If you already know your main objective, the following rules of thumb work well:

* **Throughput first, memory is not the main bottleneck**:

  * for tiny models or single-GPU work, start by checking whether ``none`` is already sufficient;
  * for larger distributed workloads, prefer ``fsdp2`` or ``fsdp2_tp``;
  * ``dp + zero`` is a useful pure-DP enhancement, but its benefit depends strongly on the workload.

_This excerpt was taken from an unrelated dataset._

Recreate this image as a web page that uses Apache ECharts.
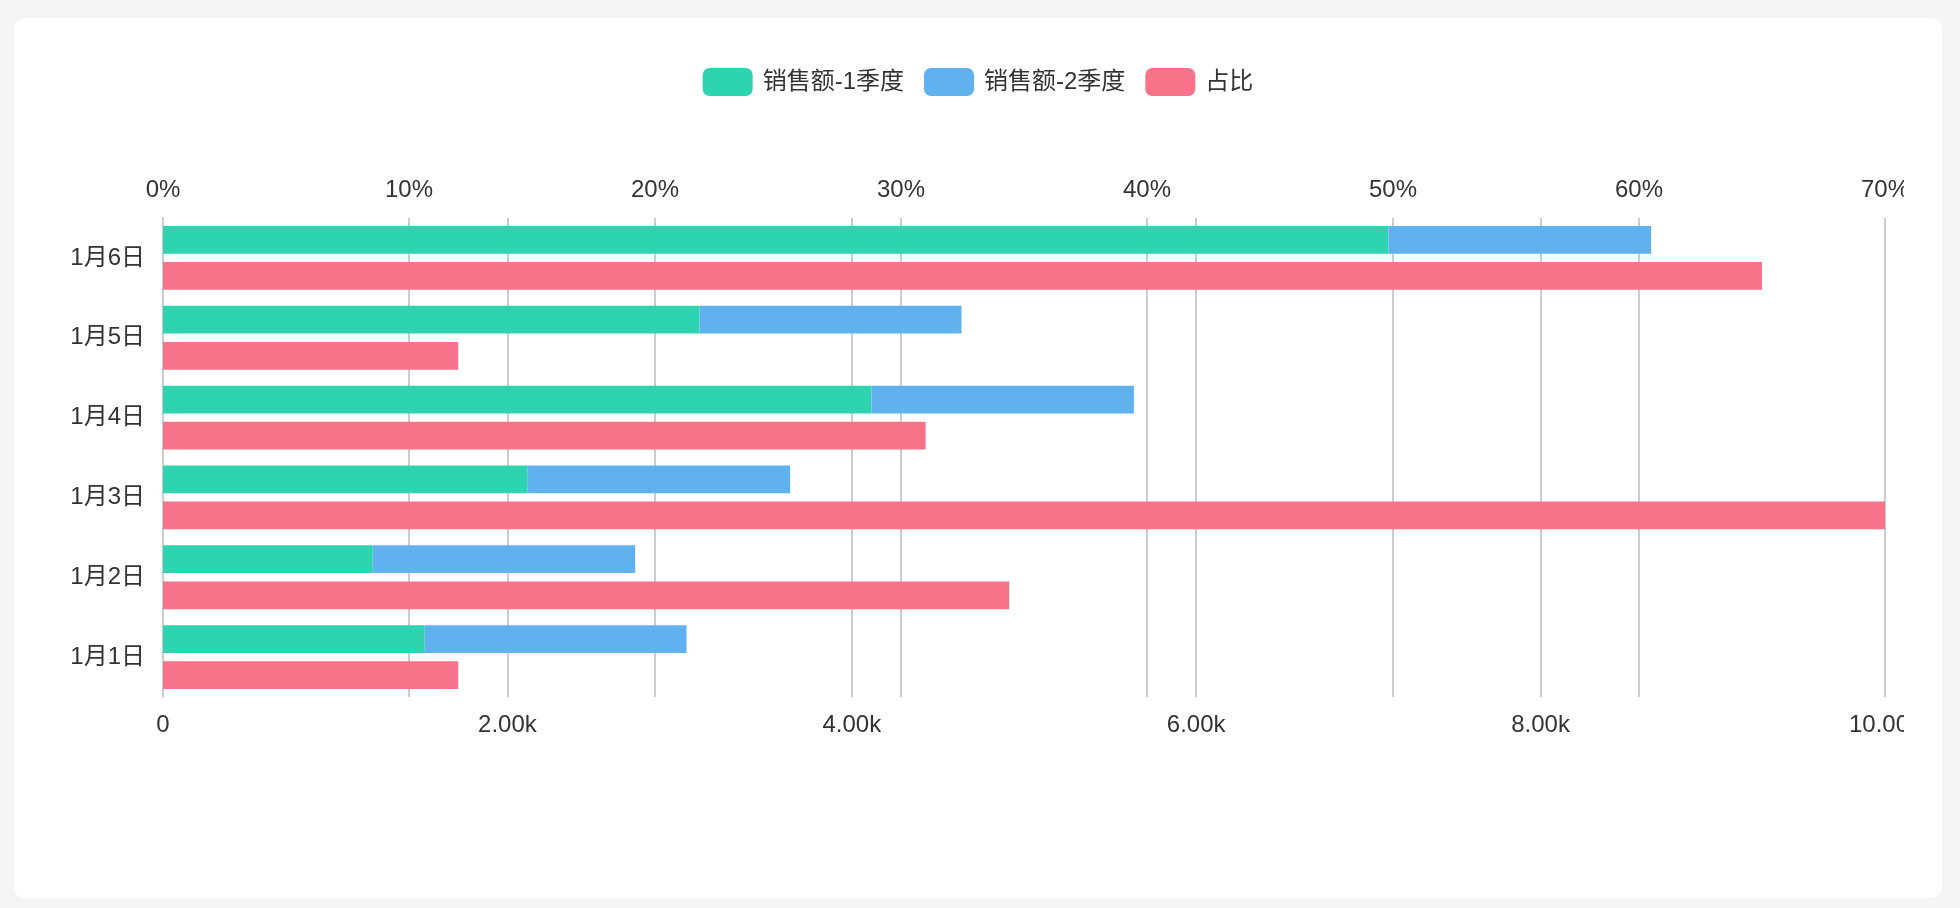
<!DOCTYPE html>
<html><head><meta charset="utf-8">
<script src="https://cdn.jsdelivr.net/npm/echarts@6/dist/echarts.min.js"></script>
<style>
html,body{margin:0;padding:0;background:#f4f4f4;width:1960px;height:908px;overflow:hidden;}
#card{position:absolute;left:14px;top:18px;width:1928px;height:880px;background:#fff;border-radius:10px;}
#chart{position:absolute;left:38px;top:0;width:1852px;height:880px;}
</style></head><body>
<div id="card"><div id="chart"></div></div>
<script>
// ---- data ----
const categories = ['1月1日', '1月2日', '1月3日', '1月4日', '1月5日', '1月6日'];
const sales1 = [1520, 1218, 2118, 4114, 3116, 7116];   // 销售额-1季度
const sales2 = [1520, 1524, 1524, 1524, 1521, 1526];   // 销售额-2季度
const ratio  = [12, 34.4, 70, 31, 12, 65];             // 占比 (%)
const seriesNames = ['销售额-1季度', '销售额-2季度', '占比'];
const pctTicks = [0, 10, 20, 30, 40, 50, 60, 70];
const valTicks = [0, 2000, 4000, 6000, 8000, 10000];
const colors = ['#2ED4B0', '#60B2EE', '#F87289'];

const FONT = "'Liberation Sans', 'Noto Sans CJK SC', sans-serif";
const chart = echarts.init(document.getElementById('chart'));
const splitLine = { show: true, lineStyle: { color: '#cccccc', width: 2 } };

chart.setOption({
  animation: false,
  color: colors,
  textStyle: { fontFamily: FONT },
  legend: {
    top: 50, left: 'center', padding: 0,
    itemWidth: 50, itemHeight: 28, itemGap: 20,
    icon: 'roundRect',
    data: seriesNames,
    textStyle: { fontSize: 24, color: '#333', fontFamily: FONT, padding: [0, 0, 0, 5] }
  },
  grid: { left: 111, right: 19, top: 200, bottom: 201, containLabel: false, outerBoundsMode: 'none' },
  xAxis: [
    {
      type: 'value', position: 'top',
      min: pctTicks[0], max: pctTicks[pctTicks.length - 1], interval: pctTicks[1] - pctTicks[0],
      axisLine: { show: false }, axisTick: { show: false },
      axisLabel: { fontSize: 24, color: '#333', margin: 16, fontFamily: FONT, formatter: v => v + '%' },
      splitLine: splitLine
    },
    {
      type: 'value', position: 'bottom',
      min: valTicks[0], max: valTicks[valTicks.length - 1], interval: valTicks[1] - valTicks[0],
      axisLine: { show: false }, axisTick: { show: false },
      axisLabel: { fontSize: 24, color: '#333', margin: 16, fontFamily: FONT,
        formatter: v => v === 0 ? '0' : (v / 1000).toFixed(2) + 'k' },
      splitLine: splitLine
    }
  ],
  yAxis: {
    type: 'category', data: categories,
    axisLine: { show: true, lineStyle: { color: '#cccccc', width: 2 } },
    axisTick: { show: false },
    axisLabel: { fontSize: 24, color: '#333', margin: 18, fontFamily: FONT },
    splitLine: { show: false }
  },
  series: [
    { name: seriesNames[0], type: 'bar', stack: 'sales', xAxisIndex: 1, data: sales1,
      barGap: '30%', barCategoryGap: '20%' },
    { name: seriesNames[1], type: 'bar', stack: 'sales', xAxisIndex: 1, data: sales2 },
    { name: seriesNames[2], type: 'bar', xAxisIndex: 0, data: ratio }
  ]
});
</script>
</body></html>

* **Per-GPU memory first, especially for ImageNet-scale or Transformer-style SNNs**:

  * prefer ``tp + memopt level=1`` or ``fsdp2_tp + memopt level=1``;
  * in the current measurements, both combinations reduce ``Spikformer`` peak per-GPU memory to about ``0.76 GB``.

* **Balanced speed/memory tradeoff**:

  * ``fsdp2_tp`` is currently the most balanced primary recommendation;
  * if your workload is close to the ``Spikformer`` benchmark above, it is worth trying ``fsdp2_tp + memopt level=1`` directly;
  * if memory is already sufficient, keep ``fsdp2_tp`` without ``memopt`` to avoid the extra optimization pass.

* **Safest and simplest distributed entry point**:

  * begin with ``dp``;
  * move to ``fsdp2`` or ``fsdp2_tp`` only when you need to scale to larger models or tighter per-GPU memory.

If you do not want to hand-pick the mode yourself, the training script and benchmark now also expose a high-level recommender:

.. code:: bash

    torchrun --nproc_per_node=4 \
      spikingjelly/activation_based/examples/memopt/train_distributed.py \
      --data-dir /path/to/cifar10dvs \
      --distributed-mode auto \
      --prefer memory \
      --backend inductor \
      --batch-size 16

The current high-level intents are:

* ``--prefer speed`` for throughput-oriented defaults,
* ``--prefer memory`` for lower per-GPU memory defaults,
* ``--prefer capacity`` for configurations that are more likely to fit larger models, typically prioritizing ``PP``.

When ``prefer=capacity`` and the environment supports it, the auto recommender now prefers:

* ``mode=pp``
* ``pp_virtual_stages=2``
* ``pp_schedule=interleaved``
* ``memopt level=1``

``zero_bubble`` still remains available as an explicit command-line option. It now runs stably, but the default recommendation still prefers the faster and more predictable ``interleaved`` schedule; ``zero_bubble`` is better treated as a manual experimental or capacity-oriented tuning path.

If you explicitly set ``--distributed-mode``, the ``prefer`` hint can still fill in defaults such as ``memopt`` or ``optimizer_sharding``, but it will not override the manually selected mode.

Automatic Benchmark Logging and Comparison
+++++++++++++++++++++++++++++++++++++++++

``benchmark/benchmark_snn_distributed.py`` now appends results to ``benchmark/results/benchmark_snn_distributed.jsonl`` by default and automatically compares each run against the most recent earlier run with the same configuration. The newer records also make the benchmark regime and batch semantics explicit. Each record stores:

* ``benchmark_regime``: ``throughput_weak_scaling`` / ``latency_strong_scaling`` / ``memory_capacity``
* ``global_batch_size``
* ``per_rank_batch_size``
* ``data_replicas``
* ``pp_memopt_stages``
* ``step_latency_ms``
* ``global_throughput_sps``
* ``per_device_throughput_sps``
* ``peak_allocated_mb``
* ``optimize_ms``
* ``forward_ms``
* ``backward_ms``
* ``optimizer_ms``
* ``reset_ms``
* ``materialize_ms``
* ``tp_all_reduce_calls``
* ``tp_all_reduce_mb``
* ``warning_count``
* ``recompile_count``
* ``graph_break_count``

For example:

.. code:: bash

    torchrun --nproc_per_node=4 \
      benchmark/benchmark_snn_distributed.py \
      --mode auto \
      --prefer speed \
      --model spikformer_ti \
      --backend inductor \
      --batch-size 4 \
      --T 8

Combinations that should still be avoided for now:

* ``hybrid`` (``DDP + TP``): still unsupported;
* running high-level ``memopt`` (``level >= 2``) online on large ``Spikformer``-like workloads: it now works functionally, but the search cost is still high and it is more likely to trigger extra ``inductor`` recompiles, so it is best treated as an offline tuning workflow for now.